Not everything works and not everything could, and more than once you’re all too easily reminded that these are a bunch of young and not always fully aware white English dudes who can try but not always succeed at whatever they’re aiming for. Some of it is sex goof level, like the Fresh Windows’ ‘Fashion Conscious’ or the Uglys’ ‘And the Squire Blew His Horn’, which perhaps half invents Prince Charming-era Adam Ant. But there’s more than a few songs about girls doing things they shouldn’t (ie, not with the singer), the previously mentioned Honeybus song is mostly about how a guy seems to be doing a “little child” a favor by sleeping with her, and if there is a female vocalist, much less a performer, at any point throughout the collection, you could have fooled me. If there’s a standout ‘uh’ moment, Tintern Abbey’s demo of ‘Tanya’ is it.

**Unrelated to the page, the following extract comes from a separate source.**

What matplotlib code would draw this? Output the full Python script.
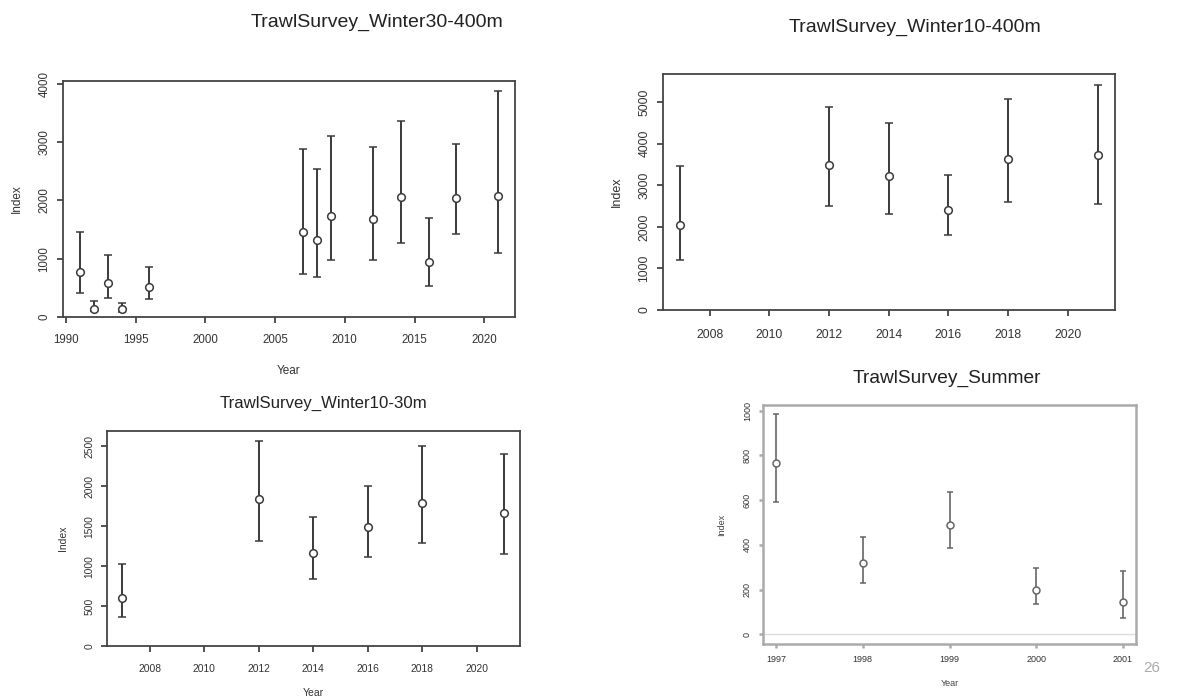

It’s musically lovely, a gentle bit of semi-acid folkishness, but the lyric about an East Asian woman who “has left her cherry blossom land/for her noble Englishman”…well, maybe just stick to a song from The Mikado if you must. (Separately, I’ll let Skip Bifferty’s ‘Schizoid Revolution’ slide because the liner notes indicate its writer had worked as a psychiatric nurse.)

To conclude and return to an initial point, there’s a great sense throughout, whether talking about performers like about half of Deep Purple, producers like Tony Visconti, already struggling bands like the Searchers and more, of the chancers, the strugglers, song-pluggers and try-anything-that-works brigade, perhaps underscored by the appearance — once as songwriter, once as part of a larger group — of the ultimate chancer, David Bowie. (His 60s into 70s companion in that regard, Marc Bolan, also takes a bow with an inevitable choice, his standout from a short stint in John’s Children, ‘Desdemona’.) The first CD features Bowie’s ‘Silver Tree Top School for Boys’ given a merry enough reading by the Slender Plenty, while the second features the man himself in one of his more shadowy musical moments, appearing as part of the collective the Riot Squad with his utterly obvious and absolutely hilarious (intentionally…one hopes) reworking of the Velvet Underground’s ‘Venus In Furs’, ‘Toy Soldier’. In a year where we’re still taking in the loss of Bowie and so many others, it’s strangely relieving and inspiring to go back almost fifty years to a point where he was just trying to ride the groovy, hazy and trippy waves as much as everyone else seemingly was. And points for trying.